§ TASK DIRECTIONS
Your task is to retype the lines from the opening of the material through the line that includes "(-7,-126) -- (7,-126);". Do not copy the pictures.
** start of DATA SHOWN **
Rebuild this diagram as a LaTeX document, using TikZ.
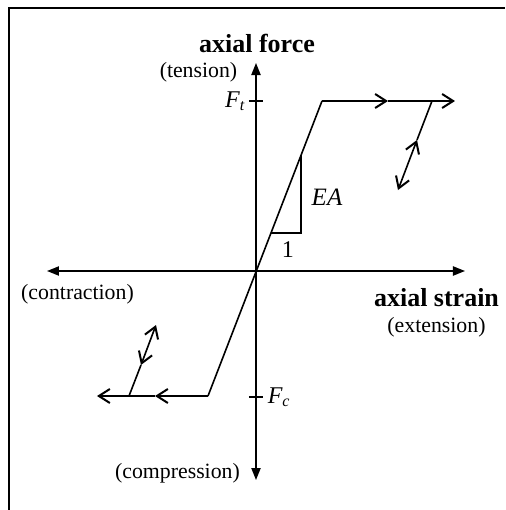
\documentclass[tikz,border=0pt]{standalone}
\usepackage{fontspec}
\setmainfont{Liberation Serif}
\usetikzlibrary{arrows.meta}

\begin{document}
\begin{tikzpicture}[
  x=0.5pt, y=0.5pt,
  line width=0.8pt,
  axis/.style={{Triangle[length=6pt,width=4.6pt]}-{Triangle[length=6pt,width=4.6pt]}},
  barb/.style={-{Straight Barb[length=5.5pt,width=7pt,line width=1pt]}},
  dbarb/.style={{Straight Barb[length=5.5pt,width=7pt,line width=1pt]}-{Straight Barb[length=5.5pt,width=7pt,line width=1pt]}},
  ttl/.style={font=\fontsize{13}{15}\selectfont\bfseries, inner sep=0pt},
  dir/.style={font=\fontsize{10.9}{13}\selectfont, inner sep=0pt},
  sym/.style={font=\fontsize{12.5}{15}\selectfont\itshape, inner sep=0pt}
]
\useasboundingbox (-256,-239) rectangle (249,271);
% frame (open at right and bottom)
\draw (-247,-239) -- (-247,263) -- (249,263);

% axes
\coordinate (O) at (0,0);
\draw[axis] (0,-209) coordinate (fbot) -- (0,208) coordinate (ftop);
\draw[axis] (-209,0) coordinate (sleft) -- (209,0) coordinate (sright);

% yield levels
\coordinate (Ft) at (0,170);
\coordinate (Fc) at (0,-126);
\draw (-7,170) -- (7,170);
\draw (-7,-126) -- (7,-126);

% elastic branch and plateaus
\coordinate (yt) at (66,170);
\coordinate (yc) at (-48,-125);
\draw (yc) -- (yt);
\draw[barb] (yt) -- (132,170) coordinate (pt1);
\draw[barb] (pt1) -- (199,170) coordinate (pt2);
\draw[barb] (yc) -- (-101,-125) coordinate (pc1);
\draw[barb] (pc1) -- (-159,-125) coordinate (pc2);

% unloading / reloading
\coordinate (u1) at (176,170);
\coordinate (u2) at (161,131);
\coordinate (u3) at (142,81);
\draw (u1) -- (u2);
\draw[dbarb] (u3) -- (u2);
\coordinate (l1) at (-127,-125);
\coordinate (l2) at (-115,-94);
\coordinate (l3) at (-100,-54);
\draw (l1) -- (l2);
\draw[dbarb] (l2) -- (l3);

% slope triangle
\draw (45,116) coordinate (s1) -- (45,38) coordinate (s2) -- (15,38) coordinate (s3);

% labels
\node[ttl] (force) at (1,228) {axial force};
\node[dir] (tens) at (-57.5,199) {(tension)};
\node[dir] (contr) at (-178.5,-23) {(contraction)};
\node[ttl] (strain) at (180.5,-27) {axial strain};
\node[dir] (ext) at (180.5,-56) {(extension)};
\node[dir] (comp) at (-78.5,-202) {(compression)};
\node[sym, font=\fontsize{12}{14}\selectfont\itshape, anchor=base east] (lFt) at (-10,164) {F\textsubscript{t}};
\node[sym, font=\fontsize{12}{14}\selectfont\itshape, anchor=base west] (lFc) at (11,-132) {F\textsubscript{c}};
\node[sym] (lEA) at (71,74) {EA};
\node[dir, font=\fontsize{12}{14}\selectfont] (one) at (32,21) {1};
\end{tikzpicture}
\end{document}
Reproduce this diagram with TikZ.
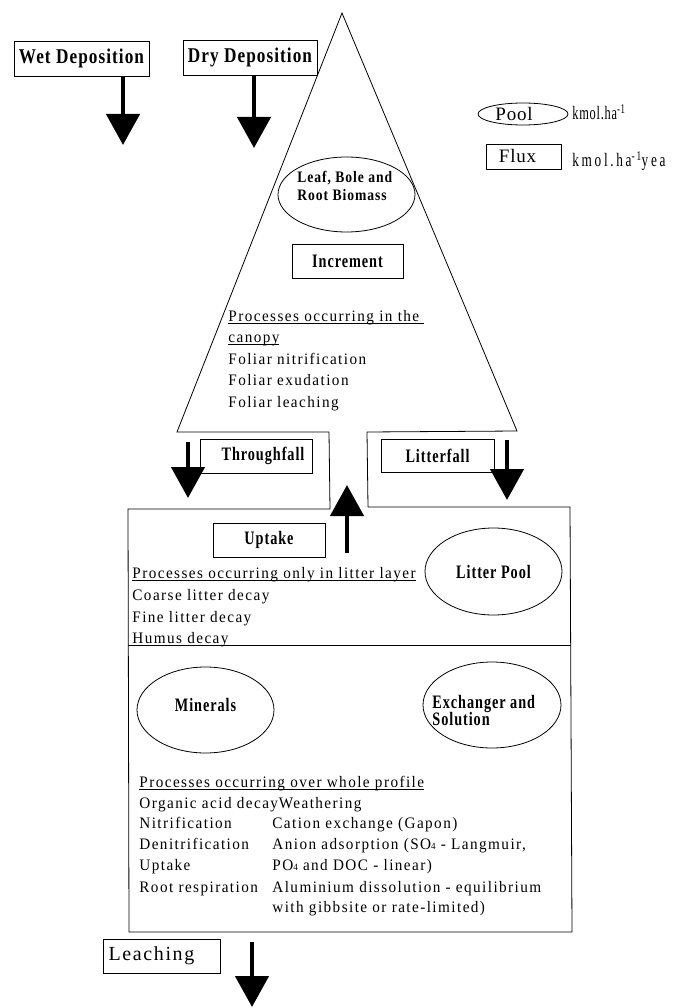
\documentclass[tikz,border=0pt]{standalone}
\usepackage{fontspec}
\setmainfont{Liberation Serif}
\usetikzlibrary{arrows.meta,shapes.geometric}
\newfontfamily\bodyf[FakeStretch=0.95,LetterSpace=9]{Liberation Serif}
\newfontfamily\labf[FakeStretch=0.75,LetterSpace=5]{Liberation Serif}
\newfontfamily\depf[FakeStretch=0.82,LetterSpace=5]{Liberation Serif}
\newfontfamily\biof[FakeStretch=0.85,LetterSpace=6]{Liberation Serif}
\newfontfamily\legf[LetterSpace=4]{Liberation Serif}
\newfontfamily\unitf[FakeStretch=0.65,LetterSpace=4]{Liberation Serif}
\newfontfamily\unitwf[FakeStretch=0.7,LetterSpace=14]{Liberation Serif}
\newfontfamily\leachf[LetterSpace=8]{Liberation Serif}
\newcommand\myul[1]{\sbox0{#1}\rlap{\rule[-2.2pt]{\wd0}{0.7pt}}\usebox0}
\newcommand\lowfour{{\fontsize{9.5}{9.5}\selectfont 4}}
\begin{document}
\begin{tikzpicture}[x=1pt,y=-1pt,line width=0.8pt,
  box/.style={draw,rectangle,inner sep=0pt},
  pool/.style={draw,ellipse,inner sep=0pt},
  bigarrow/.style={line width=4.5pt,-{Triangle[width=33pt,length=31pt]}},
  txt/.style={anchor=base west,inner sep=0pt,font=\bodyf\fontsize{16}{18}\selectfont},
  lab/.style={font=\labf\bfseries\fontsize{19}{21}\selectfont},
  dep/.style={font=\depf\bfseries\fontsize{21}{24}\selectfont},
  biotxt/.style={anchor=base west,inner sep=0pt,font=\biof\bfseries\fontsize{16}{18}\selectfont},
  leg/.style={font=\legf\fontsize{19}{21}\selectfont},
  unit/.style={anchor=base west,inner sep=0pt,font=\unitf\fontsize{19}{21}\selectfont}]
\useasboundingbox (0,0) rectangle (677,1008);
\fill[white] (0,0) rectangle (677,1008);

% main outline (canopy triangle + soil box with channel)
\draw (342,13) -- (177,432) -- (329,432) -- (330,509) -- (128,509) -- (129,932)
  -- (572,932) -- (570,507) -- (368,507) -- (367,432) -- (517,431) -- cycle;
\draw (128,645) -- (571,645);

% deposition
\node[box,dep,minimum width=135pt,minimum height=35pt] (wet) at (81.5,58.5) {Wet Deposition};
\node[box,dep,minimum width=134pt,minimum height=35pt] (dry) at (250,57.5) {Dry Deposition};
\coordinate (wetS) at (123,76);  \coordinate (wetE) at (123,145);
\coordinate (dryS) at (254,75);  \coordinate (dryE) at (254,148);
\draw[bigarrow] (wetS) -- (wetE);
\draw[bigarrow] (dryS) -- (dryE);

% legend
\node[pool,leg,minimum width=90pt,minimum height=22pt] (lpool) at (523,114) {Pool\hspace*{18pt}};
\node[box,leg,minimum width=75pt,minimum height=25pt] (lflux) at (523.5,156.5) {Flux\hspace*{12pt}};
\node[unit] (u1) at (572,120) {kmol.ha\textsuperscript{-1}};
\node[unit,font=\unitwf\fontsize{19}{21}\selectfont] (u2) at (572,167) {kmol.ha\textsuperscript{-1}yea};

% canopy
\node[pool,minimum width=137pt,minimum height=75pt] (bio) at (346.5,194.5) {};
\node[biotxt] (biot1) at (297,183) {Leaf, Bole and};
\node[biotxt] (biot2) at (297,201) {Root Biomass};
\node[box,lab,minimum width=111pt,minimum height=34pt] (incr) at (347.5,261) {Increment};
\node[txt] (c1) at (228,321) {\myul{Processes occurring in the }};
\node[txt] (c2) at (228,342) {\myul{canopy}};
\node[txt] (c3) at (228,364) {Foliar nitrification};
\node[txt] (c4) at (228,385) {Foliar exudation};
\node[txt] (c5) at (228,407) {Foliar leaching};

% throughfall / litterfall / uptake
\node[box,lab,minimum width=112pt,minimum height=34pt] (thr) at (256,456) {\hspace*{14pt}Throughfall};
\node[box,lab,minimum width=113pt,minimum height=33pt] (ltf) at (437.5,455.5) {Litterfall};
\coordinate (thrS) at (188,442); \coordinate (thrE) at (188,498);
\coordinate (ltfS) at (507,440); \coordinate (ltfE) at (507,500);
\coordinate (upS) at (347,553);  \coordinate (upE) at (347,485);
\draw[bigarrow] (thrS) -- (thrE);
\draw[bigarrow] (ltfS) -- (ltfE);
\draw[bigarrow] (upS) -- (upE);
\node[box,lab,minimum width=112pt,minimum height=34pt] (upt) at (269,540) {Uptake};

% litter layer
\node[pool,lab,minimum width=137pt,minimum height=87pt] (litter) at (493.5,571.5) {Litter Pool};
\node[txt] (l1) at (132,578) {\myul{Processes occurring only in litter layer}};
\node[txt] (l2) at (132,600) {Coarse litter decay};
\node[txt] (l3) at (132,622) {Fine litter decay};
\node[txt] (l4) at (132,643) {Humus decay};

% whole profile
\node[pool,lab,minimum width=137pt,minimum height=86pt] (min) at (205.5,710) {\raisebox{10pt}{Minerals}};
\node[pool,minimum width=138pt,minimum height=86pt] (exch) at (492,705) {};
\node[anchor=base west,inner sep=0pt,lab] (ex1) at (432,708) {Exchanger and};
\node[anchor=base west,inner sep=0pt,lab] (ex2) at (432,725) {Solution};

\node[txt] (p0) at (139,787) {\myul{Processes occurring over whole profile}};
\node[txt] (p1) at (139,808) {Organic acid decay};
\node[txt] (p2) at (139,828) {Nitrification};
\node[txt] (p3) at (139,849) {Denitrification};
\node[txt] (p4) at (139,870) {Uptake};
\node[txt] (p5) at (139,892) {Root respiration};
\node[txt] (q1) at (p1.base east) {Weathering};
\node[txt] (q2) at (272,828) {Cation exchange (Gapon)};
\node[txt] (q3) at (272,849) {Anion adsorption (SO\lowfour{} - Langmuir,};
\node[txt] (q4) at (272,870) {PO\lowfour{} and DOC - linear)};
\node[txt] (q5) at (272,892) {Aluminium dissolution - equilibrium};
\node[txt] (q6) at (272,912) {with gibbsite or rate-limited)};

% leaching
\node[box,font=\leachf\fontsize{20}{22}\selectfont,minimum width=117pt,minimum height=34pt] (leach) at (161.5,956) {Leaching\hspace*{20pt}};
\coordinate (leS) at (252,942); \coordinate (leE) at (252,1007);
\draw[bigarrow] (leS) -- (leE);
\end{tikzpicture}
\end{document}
** end of DATA SHOWN **
§ WORKED ANSWER
Rebuild this diagram as a LaTeX document, using TikZ.
\documentclass[tikz,border=0pt]{standalone}
\usepackage{fontspec}
\setmainfont{Liberation Serif}
\usetikzlibrary{arrows.meta}

\begin{document}
\begin{tikzpicture}[
  x=0.5pt, y=0.5pt,
  line width=0.8pt,
  axis/.style={{Triangle[length=6pt,width=4.6pt]}-{Triangle[length=6pt,width=4.6pt]}},
  barb/.style={-{Straight Barb[length=5.5pt,width=7pt,line width=1pt]}},
  dbarb/.style={{Straight Barb[length=5.5pt,width=7pt,line width=1pt]}-{Straight Barb[length=5.5pt,width=7pt,line width=1pt]}},
  ttl/.style={font=\fontsize{13}{15}\selectfont\bfseries, inner sep=0pt},
  dir/.style={font=\fontsize{10.9}{13}\selectfont, inner sep=0pt},
  sym/.style={font=\fontsize{12.5}{15}\selectfont\itshape, inner sep=0pt}
]
\useasboundingbox (-256,-239) rectangle (249,271);
% frame (open at right and bottom)
\draw (-247,-239) -- (-247,263) -- (249,263);

% axes
\coordinate (O) at (0,0);
\draw[axis] (0,-209) coordinate (fbot) -- (0,208) coordinate (ftop);
\draw[axis] (-209,0) coordinate (sleft) -- (209,0) coordinate (sright);

% yield levels
\coordinate (Ft) at (0,170);
\coordinate (Fc) at (0,-126);
\draw (-7,170) -- (7,170);
\draw (-7,-126) -- (7,-126);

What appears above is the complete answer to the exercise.